L’articolo 49 della nostra Costituzione recita: «Tutti i cittadini hanno il diritto di associarsi liberamente per concorrere con metodo democratico a determinare la politica nazionale». La Costituente volle prevedere espressamente i partiti (fu una novità assoluta rispetto all’indifferenza dei regimi liberali), sottolineando la generale ed essenziale funzione di essi come strumenti di organizzazione politica che i cittadini avrebbero dovuto utilizzare per concorrere, con metodo democratico, alla determinazione della politica nazionale.

Si sottolineava il momento della libertà associativa e il pluralismo partitico, si vietò la ricostituzione “sotto qualsiasi forma” del disciolto partito fascista, e si escludeva la necessità di assicurare la democrazia interna ai partiti, ritenuta una finalità che avrebbe limitato quella libertà che andava garantita contro ogni mezzo di ingerenza “antidemocratica”, destinata a essere più pericolosa specie nei confronti delle minoranze.

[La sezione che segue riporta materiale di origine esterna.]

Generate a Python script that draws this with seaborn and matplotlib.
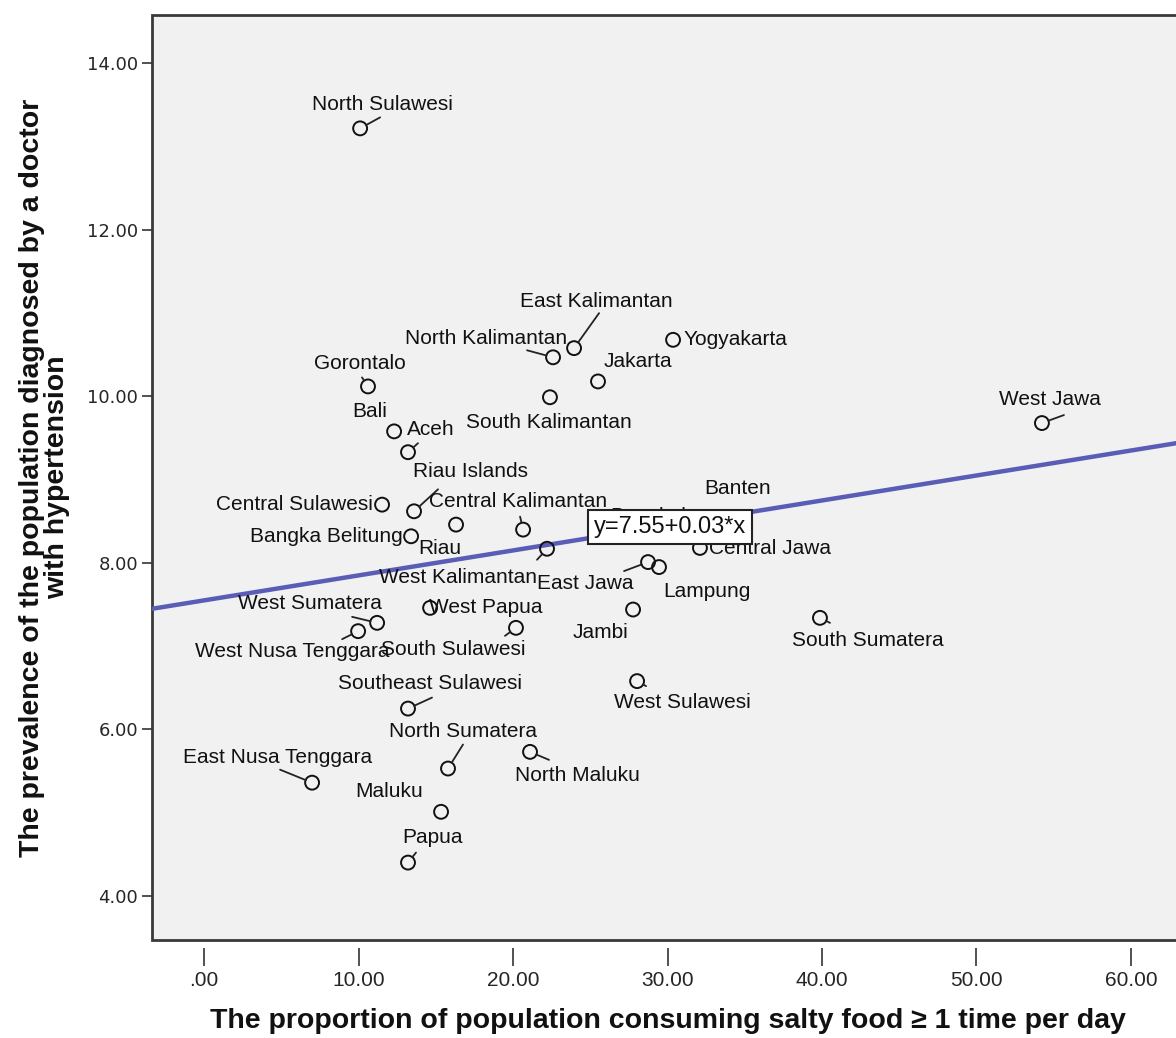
import numpy as np
import pandas as pd
import matplotlib
matplotlib.use("Agg")
import matplotlib.pyplot as plt
import seaborn as sns

sns.set_style("ticks")
plt.rcParams['font.family'] = ['Liberation Sans', 'DejaVu Sans']

# data
provinces = ['North Sulawesi', 'East Kalimantan', 'North Kalimantan', 'Yogyakarta', 'Gorontalo',
             'Jakarta', 'South Kalimantan', 'Bali', 'Aceh', 'West Jawa',
             'Riau Islands', 'Central Sulawesi', 'Central Kalimantan', 'Riau', 'Bangka Belitung',
             'West Kalimantan', 'East Jawa', 'Lampung', 'Central Jawa', 'West Sumatera',
             'West Nusa Tenggara', 'West Papua', 'South Sulawesi', 'Jambi', 'South Sumatera',
             'West Sulawesi', 'Southeast Sulawesi', 'North Sumatera', 'East Nusa Tenggara', 'North Maluku',
             'Maluku', 'Papua', 'Banten', 'Bengkulu']
salty = [10.10, 23.95, 22.59, 30.36, 10.61,
         25.50, 22.39, 12.30, 13.20, 54.24,
         13.59, 11.52, 20.65, 16.31, 13.40,
         22.20, 28.74, 29.45, 32.10, 11.20,
         9.97, 14.63, 20.19, 27.77, 39.87,
         28.03, 13.20, 15.79, 6.99, 21.10,
         15.34, 13.20, 33.60, 28.20]
hypertension = [13.22, 10.58, 10.47, 10.68, 10.12,
                10.18, 9.99, 9.58, 9.33, 9.68,
                8.62, 8.70, 8.40, 8.46, 8.32,
                8.17, 8.01, 7.95, 8.18, 7.28,
                7.18, 7.46, 7.22, 7.44, 7.34,
                6.58, 6.25, 5.53, 5.36, 5.73,
                5.01, 4.40, 8.48, 8.44]
intercept = 7.55
slope = 0.03

df = pd.DataFrame({'province': provinces, 'salty': salty, 'hyp': hypertension})

# label placement (pixel offsets of the label centre, and of leader end)
label_off = {
    'North Sulawesi': (22, 24), 'East Kalimantan': (22, 47), 'North Kalimantan': (-67, 19),
    'Yogyakarta': (62, 0), 'Gorontalo': (-8, 23), 'Jakarta': (40, 20), 'South Kalimantan': (-1, -25),
    'Bali': (-24, 20), 'Aceh': (23, 23), 'West Jawa': (8, 24), 'Riau Islands': (56, 40),
    'Central Sulawesi': (-88, 0), 'Central Kalimantan': (-5, 28), 'Riau': (-16, -24),
    'Bangka Belitung': (-85, 0), 'West Kalimantan': (-89, -29), 'East Jawa': (-63, -21),
    'Lampung': (48, -24), 'Central Jawa': (70, -1), 'West Sumatera': (-67, 19),
    'West Nusa Tenggara': (-66, -20), 'West Papua': (56, 0), 'South Sulawesi': (-63, -22),
    'Jambi': (-33, -23), 'South Sumatera': (48, -23), 'West Sulawesi': (45, -21),
    'Southeast Sulawesi': (22, 25), 'North Sumatera': (15, 37), 'East Nusa Tenggara': (-35, 25),
    'North Maluku': (47, -24), 'Maluku': (-52, 20), 'Papua': (24, 25),
    'Banten': (14, 34), 'Bengkulu': (14, 10)}
leader_end = {
    'North Sulawesi': (20, 11), 'East Kalimantan': (25, 35), 'North Kalimantan': (-26, 7),
    'Gorontalo': (-6, 9), 'Aceh': (10, 9), 'West Jawa': (22, 8), 'Riau Islands': (24, 22),
    'Central Kalimantan': (-3, 13), 'West Kalimantan': (-10, -11), 'East Jawa': (-24, -9),
    'West Sumatera': (-25, 6), 'West Nusa Tenggara': (-16, -8), 'South Sulawesi': (-11, -8),
    'South Sumatera': (10, -5), 'West Sulawesi': (9, -5), 'Southeast Sulawesi': (24, 11),
    'North Sumatera': (15, 24), 'East Nusa Tenggara': (-32, 13), 'North Maluku': (19, -8),
    'Papua': (8, 10)}

fig = plt.figure(figsize=(11.76, 10.38), dpi=100)
ax = fig.add_axes([0.1293, 0.0944, 0.8757, 0.891])
ax.set_facecolor('#F0F1F0')

# frame drawn by the axes patch, x axis pushed a little below it
for sp in ax.spines.values():
    sp.set_visible(False)
ax.spines['bottom'].set_position(('outward', 6))
ax.patch.set_edgecolor('#3A3A3A')
ax.patch.set_linewidth(2)

xmin, xmax = -3.37, 63.3
ymin, ymax = 3.47, 14.58

# fit line
xl = np.array([xmin, xmax])
ax.plot(xl, intercept + slope * xl, color='#5A5DB6', lw=3.2, zorder=2)

sns.scatterplot(data=df, x='salty', y='hyp', ax=ax, s=100, facecolor='none',
                edgecolor='#111111', linewidth=1.4, zorder=3)

for _, r in df.iterrows():
    name = r['province']
    dx, dy = label_off[name]
    ax.annotate(name, (r['salty'], r['hyp']), xytext=(dx, dy), textcoords='offset pixels',
                ha='center', va='center', fontsize=15, color='#111111', zorder=3)
    if name in leader_end:
        ex, ey = leader_end[name]
        ax.annotate('', xy=(r['salty'], r['hyp']), xytext=(ex, ey), textcoords='offset pixels',
                    arrowprops=dict(arrowstyle='-', color='#222222', lw=1.3,
                                    shrinkA=0, shrinkB=5), zorder=3)

ax.text(0.5697, 0.4923, 'y=7.55+0.03*x', transform=fig.transFigure, ha='center', va='center',
        fontsize=17, color='#111111', zorder=10,
        bbox=dict(boxstyle='square,pad=0.25', facecolor='white', edgecolor='#222222', lw=1.5))

ax.set_xlim(xmin, xmax)
ax.set_ylim(ymin, ymax)
ax.set_xticks(np.arange(0, 61, 10))
ax.set_xticklabels(['.00', '10.00', '20.00', '30.00', '40.00', '50.00', '60.00'], fontsize=15)
ax.set_yticks(np.arange(4, 15, 2))
ax.set_yticklabels(['4.00', '6.00', '8.00', '10.00', '12.00', '14.00'],
                   family='DejaVu Sans', fontsize=13)
ax.tick_params(axis='x', direction='out', length=13, width=1.2, color='#333333', pad=3)
ax.tick_params(axis='y', direction='out', length=7, width=1.2, color='#333333', pad=3)

ax.set_xlabel('')
fig.text(0.568, 0.0164, 'The proportion of population consuming salty food \u2265 1 time per day',
         ha='center', va='center', fontweight='bold', fontsize=20.5, color='#111111')
ax.set_ylabel('The prevalence of the population diagnosed by a doctor\nwith hypertension',
              fontweight='bold', fontsize=20.5, labelpad=12, linespacing=0.95, color='#111111')

fig.savefig('out.png', dpi=100)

Ciò non significa affatto che i partiti rilevino solo come soggetti privati e che non abbiano affatto un ruolo pubblico: «Nel popolo e nei partiti, in cui il primo si organizza, risiede la sostanza del potere politico»; «nella forza dei partiti sussiste la garanzia dell’attuazione dei principi della Costituzione». In queste due affermazioni (che il comunista Renzo Laconi pronunciò alla Costituente e che furono condivise da tutti coloro che scrissero il testo dell’art. 49 sui partiti) è contenuta la specifica funzione dei partiti di realizzare la forma e la sostanza di una democrazia politica.

Quando il parlamento, influenzato da una fase politico-mediatica motivata con l’accusa ai partiti di usare il finanziamento pubblico diretto con poca trasparenza, decise di abolire tale finanziamento sostituendolo con erogazioni liberali di tipo privato, commise un errore storico. Ha contravvenuto, secondo noi, se non alla Costituzione, almeno al suo spirito, ovvero al paradigma implicito che, sottolineando per iscritto la libertà di associazione al fine di determinare la politica nazionale, comporta peraltro la necessità della loro attività, che sola è in grado costituzionalmente di comporre elettivamente il parlamento e quindi il governo.

Indipendentemente dalle circostanze storico-giudiziarie che costantemente caratterizzano le contraddizioni fra la funzione dei partiti e le varie forme lecite e meno lecite dell’autofinanziamento, riteniamo non giustificabile lasciare associazioni giuridicamente private, ma costituzionalmente necessarie, prive del contributo pubblico, il cui uso corretto naturalmente rimanda a forme di controllo terzo e indipendente, la cui efficacia deve poter essere garantita. Qualunque funzione pubblica, anche individuale, è giustamente ricompensata, mentre la funzione democraticamente più decisiva è stata stabilita doversi attivare gratuitamente.

Questo paradosso viene accreditato sulla base delle premesse diffuse legate alla sfiducia manifestatasi recentemente da parte dei cittadini nei confronti del ruolo e dell’immagine attuale dei partiti.

A partire da queste riflessioni intendiamo intraprendere una battaglia di impegno civico per una democratica decisione che rimedi alla legge che, abolendo il finanziamento pubblico diretto, svaluta la funzione pubblica dei partiti, e aumenta le difficoltà nella complessa ma necessaria funzione di composizione del parlamento della Repubblica e delle altre assemblee rappresentative in Europa e nei livelli regionali e locali.

Una buona strada da seguire potrebbe essere quella tracciata in Germania, in cui il finanziamento pubblico diretto costituisce lo strumento necessario per consolidare la posizione costituzionale dei partiti nella determinazione della politica e nella composizione delle istituzioni parlamentari e, quindi, quali motori decisivi di una democrazia pluralistica effettiva.